If you are new to swinging or have been doing it for a long time it is important to have periodic conversations about what is acceptable within the bounds of the relationship. Talk about who is, and isn’t, an acceptable partner, for instance if it’s okay for someone to get involved with an ex or with someone who is a close friend of yours. You may be okay with the idea of your partner having sex with another person, unless that other person is you cousin or best friend. Now is the time to draw those boundaries. If there are any acts that are off limits with new people then that is also important to spell out ahead of time. Another common boundary in swinging relationships is that there must be prior permission granted before the other person can begin a sexual relationship with someone new. I’ve even seen some couples that only allow a swap or swing when they are able to stay in the same room as it goes on. There is no right or wrong way to do this. It is a lifestyle choice. But if you don’t have the rules spelled out before hand then the result is usually feeling of hurt and betrayal.

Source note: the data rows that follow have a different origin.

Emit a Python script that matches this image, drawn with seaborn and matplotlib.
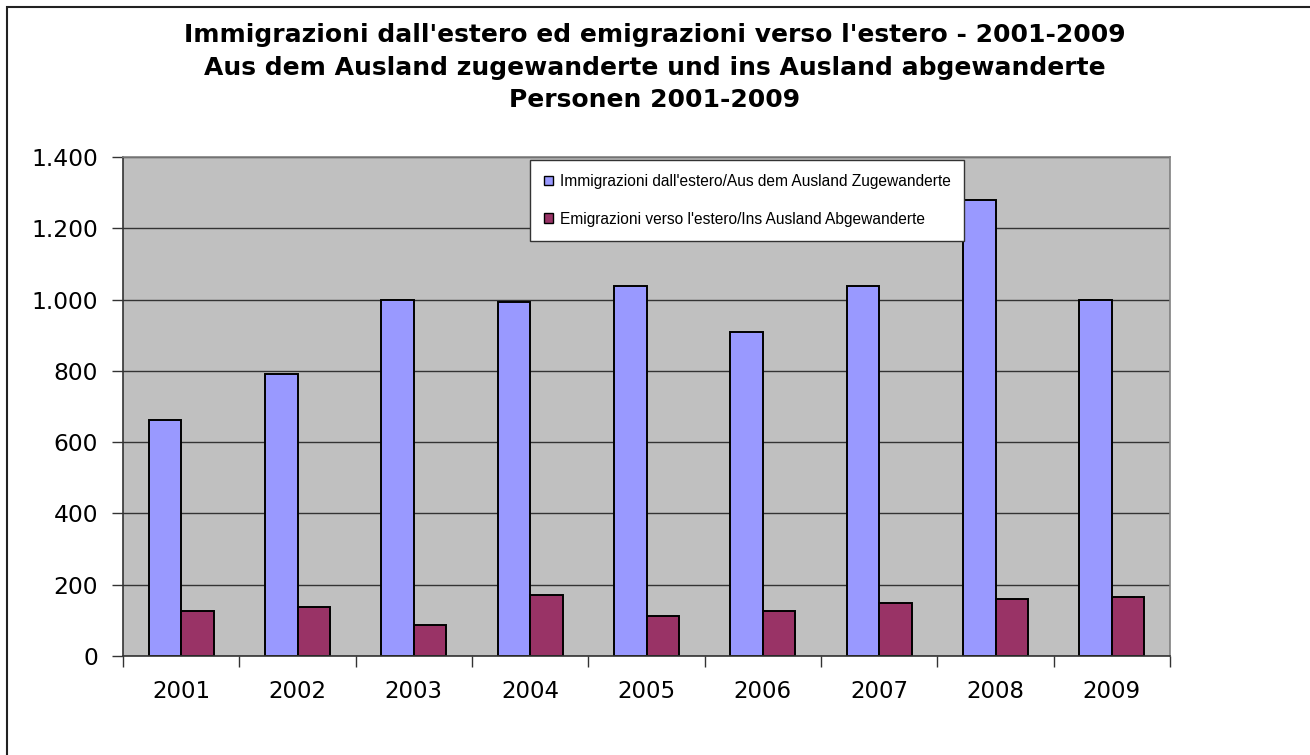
import matplotlib
matplotlib.use("Agg")
import matplotlib.pyplot as plt
from matplotlib.patches import Rectangle
from matplotlib.ticker import FuncFormatter, FixedLocator
import seaborn as sns
import pandas as pd

years = ["2001", "2002", "2003", "2004", "2005", "2006", "2007", "2008", "2009"]
immigration = [661, 790, 1000, 993, 1037, 908, 1037, 1278, 1000]
emigration = [126, 137, 87, 171, 113, 126, 149, 159, 166]
series_names = ["Immigrazioni dall'estero/Aus dem Ausland Zugewanderte",
                "Emigrazioni verso l'estero/Ins Ausland Abgewanderte"]
title_lines = ["Immigrazioni dall'estero ed emigrazioni verso l'estero - 2001-2009",
               "Aus dem Ausland zugewanderte und ins Ausland abgewanderte",
               "Personen 2001-2009"]
y_ticks = [0, 200, 400, 600, 800, 1000, 1200, 1400]

df = pd.DataFrame({
    "year": years * 2,
    "value": immigration + emigration,
    "series": [series_names[0]] * len(years) + [series_names[1]] * len(years),
})

sns.set_style("white")
plt.rcParams['font.family'] = ['DejaVu Sans']
plt.rcParams['text.color'] = 'black'
plt.rcParams['xtick.color'] = '#333333'
plt.rcParams['ytick.color'] = '#333333'
plt.rcParams['xtick.labelcolor'] = 'black'
plt.rcParams['ytick.labelcolor'] = 'black'

W, H = 1310, 755
fig = plt.figure(figsize=(W / 100, H / 100), dpi=100)
ax = fig.add_axes([123 / W, 1 - 656 / H, (1170 - 123) / W, (656 - 157) / H])
ax.set_facecolor("#C0C0C0")

sns.barplot(data=df, x="year", y="value", hue="series",
            palette=["#9999FF", "#993366"], saturation=1, width=0.56,
            edgecolor="black", linewidth=1.4, ax=ax, legend=True)

ax.set_ylim(0, 1400)
ax.set_xlim(-0.5, len(years) - 0.5)
ax.set_yticks(y_ticks)
ax.yaxis.set_major_formatter(FuncFormatter(lambda v, p: f"{int(v):,}".replace(",", ".")))
ax.yaxis.grid(True, color="#333333", linewidth=1.0)
ax.set_axisbelow(True)
ax.set_xlabel("")
ax.set_ylabel("")

ax.xaxis.set_minor_locator(FixedLocator([i - 0.5 for i in range(len(years) + 1)]))
ax.tick_params(axis="x", which="major", bottom=True, length=0, labelsize=16.5, pad=17,
               labelcolor="black")
ax.tick_params(axis="x", which="minor", bottom=True, length=8, width=1, color="#333333",
               direction="out")
ax.tick_params(axis="y", which="major", left=True, length=8, width=1, color="#333333",
               direction="out", labelsize=16.8, pad=10, labelcolor="black")

for side in ["left", "bottom"]:
    ax.spines[side].set_color("#333333")
    ax.spines[side].set_linewidth(1.2)
for side in ["top", "right"]:
    ax.spines[side].set_color("#808080")
    ax.spines[side].set_linewidth(1.2)

handles, labels = ax.get_legend_handles_labels()
ax.get_legend().remove()
leg = fig.legend(handles, labels, loc="upper left",
                 bbox_to_anchor=(530 / W, 1 - 160 / H), bbox_transform=fig.transFigure,
                 prop={"family": "Liberation Sans", "size": 11.2},
                 handlelength=0.55, handleheight=0.55, handletextpad=0.45,
                 labelspacing=1.45, borderpad=0.9, borderaxespad=0,
                 frameon=True, fancybox=False, framealpha=1)
leg.get_frame().set_edgecolor("#333333")
leg.get_frame().set_linewidth(1.0)
for h in leg.legend_handles:
    h.set_linewidth(1.0)
for t in leg.get_texts():
    t.set_color("black")

title_y = [35, 68, 100]
for t, y in zip(title_lines, title_y):
    fig.text(655 / W, 1 - y / H, t, ha="center", va="center", color="black",
             fontsize=18, fontweight="bold", family="DejaVu Sans")

fig.patches.append(Rectangle((7 / W, -0.05), 1.1, 1 - 7 / H + 0.05, transform=fig.transFigure,
                             fill=False, edgecolor="#222222", linewidth=1.5))

fig.savefig("out.png", dpi=100)
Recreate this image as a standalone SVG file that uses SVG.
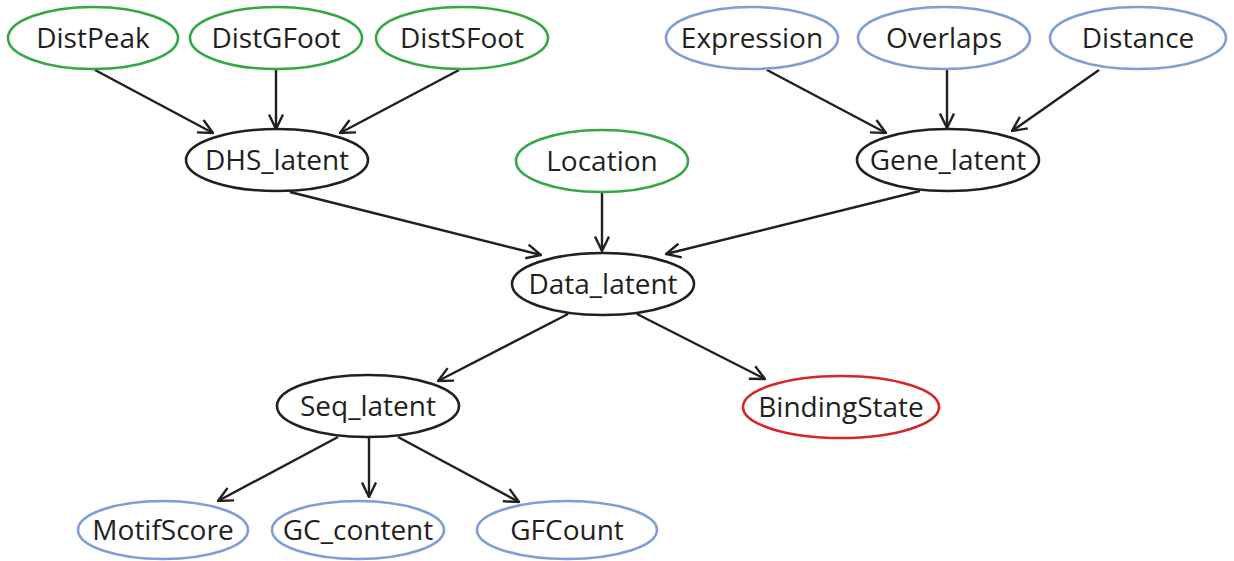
<svg xmlns="http://www.w3.org/2000/svg" width="1234" height="561" viewBox="0 0 1234 561">
  <style>
    .node ellipse { fill: #ffffff; stroke-width: 2.6; }
    .obs-g ellipse { stroke: #35a845; }
    .obs-b ellipse { stroke: #7f9ed4; }
    .lat ellipse { stroke: #231f20; }
    .tgt ellipse { stroke: #d7262b; }
    .node text { font-family: "Open Sans", "Liberation Sans", sans-serif; font-size: 28px; fill: #231f20; text-anchor: middle; }
    #edges line { stroke: #231f20; stroke-width: 2.4; fill: none; marker-end: url(#arrow); }
  </style>
  <defs>
    <marker id="arrow" viewBox="0 0 18 18" refX="17" refY="9" markerWidth="18" markerHeight="18" markerUnits="userSpaceOnUse" orient="auto">
      <path d="M2.5,2 L17,9 L2.5,16" fill="none" stroke="#231f20" stroke-width="2.4"/>
    </marker>
  </defs>

  <!-- connectors -->
  <g id="edges">
    <line x1="95" y1="70" x2="213" y2="133"/>
    <line x1="276" y1="70" x2="276" y2="129"/>
    <line x1="459" y1="70" x2="340" y2="133"/>
    <line x1="767" y1="70" x2="886" y2="133"/>
    <line x1="947" y1="70" x2="947" y2="128"/>
    <line x1="1099" y1="70" x2="1012" y2="131"/>
    <line x1="290" y1="192" x2="541" y2="255"/>
    <line x1="602" y1="193" x2="602" y2="251"/>
    <line x1="920" y1="191" x2="666" y2="254"/>
    <line x1="568" y1="314" x2="438" y2="381"/>
    <line x1="637" y1="314" x2="765" y2="379"/>
    <line x1="338" y1="437" x2="218" y2="501"/>
    <line x1="369" y1="438" x2="369" y2="497"/>
    <line x1="398" y1="437" x2="519" y2="502"/>
  </g>

  <!-- top row: observed inputs -->
  <g id="DistPeak" class="node obs-g"><ellipse cx="93" cy="38" rx="85" ry="31"/><text x="93" y="48">DistPeak</text></g>
  <g id="DistGFoot" class="node obs-g"><ellipse cx="276" cy="38" rx="86" ry="31"/><text x="276" y="48">DistGFoot</text></g>
  <g id="DistSFoot" class="node obs-g"><ellipse cx="462" cy="38" rx="86" ry="31"/><text x="462" y="48">DistSFoot</text></g>
  <g id="Expression" class="node obs-b"><ellipse cx="752" cy="38" rx="86" ry="31"/><text x="752" y="48">Expression</text></g>
  <g id="Overlaps" class="node obs-b"><ellipse cx="944" cy="38" rx="86" ry="31"/><text x="944" y="48">Overlaps</text></g>
  <g id="Distance" class="node obs-b"><ellipse cx="1138" cy="38" rx="88" ry="31"/><text x="1138" y="48">Distance</text></g>

  <!-- second row -->
  <g id="DHS_latent" class="node lat"><ellipse cx="277" cy="160" rx="91" ry="31"/><text x="277" y="170">DHS_latent</text></g>
  <g id="Location" class="node obs-g"><ellipse cx="602" cy="161" rx="86" ry="31"/><text x="602" y="171">Location</text></g>
  <g id="Gene_latent" class="node lat"><ellipse cx="948" cy="160" rx="91" ry="31"/><text x="948" y="170">Gene_latent</text></g>

  <!-- centre -->
  <g id="Data_latent" class="node lat"><ellipse cx="603" cy="284" rx="91" ry="31"/><text x="603" y="294">Data_latent</text></g>

  <!-- fourth row -->
  <g id="Seq_latent" class="node lat"><ellipse cx="368" cy="406" rx="91" ry="31"/><text x="368" y="416">Seq_latent</text></g>
  <g id="BindingState" class="node tgt"><ellipse cx="841" cy="407" rx="98" ry="31"/><text x="841" y="417">BindingState</text></g>

  <!-- bottom row -->
  <g id="MotifScore" class="node obs-b"><ellipse cx="163" cy="530" rx="85" ry="29"/><text x="163" y="540">MotifScore</text></g>
  <g id="GC_content" class="node obs-b"><ellipse cx="358" cy="530" rx="86" ry="29"/><text x="358" y="540">GC_content</text></g>
  <g id="GFCount" class="node obs-b"><ellipse cx="567" cy="530" rx="90" ry="29"/><text x="567" y="540">GFCount</text></g>
</svg>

What happens if you feel yourself tempted to cheat in your open relationship? When you first have those pangs of temptation then go to your partner and talk about it. It’s possible that they will agree to a change in rule in this circumstance that solves your problem. But even if they don’t often times just talking out the situation can help you understand what it was about the temptation that attracted you in the first place. The thrill of the forbidden is sometimes what you are really craving and talking about it makes it less exciting. But cheating is never the right thing to do. Even if the other person never finds out about it you will carry around the guilt of what happened. If you are unable to be satisfied within the confines of the relationship you and your partner agree to then it is better to leave it and let them find someone more suited to them then to cheat.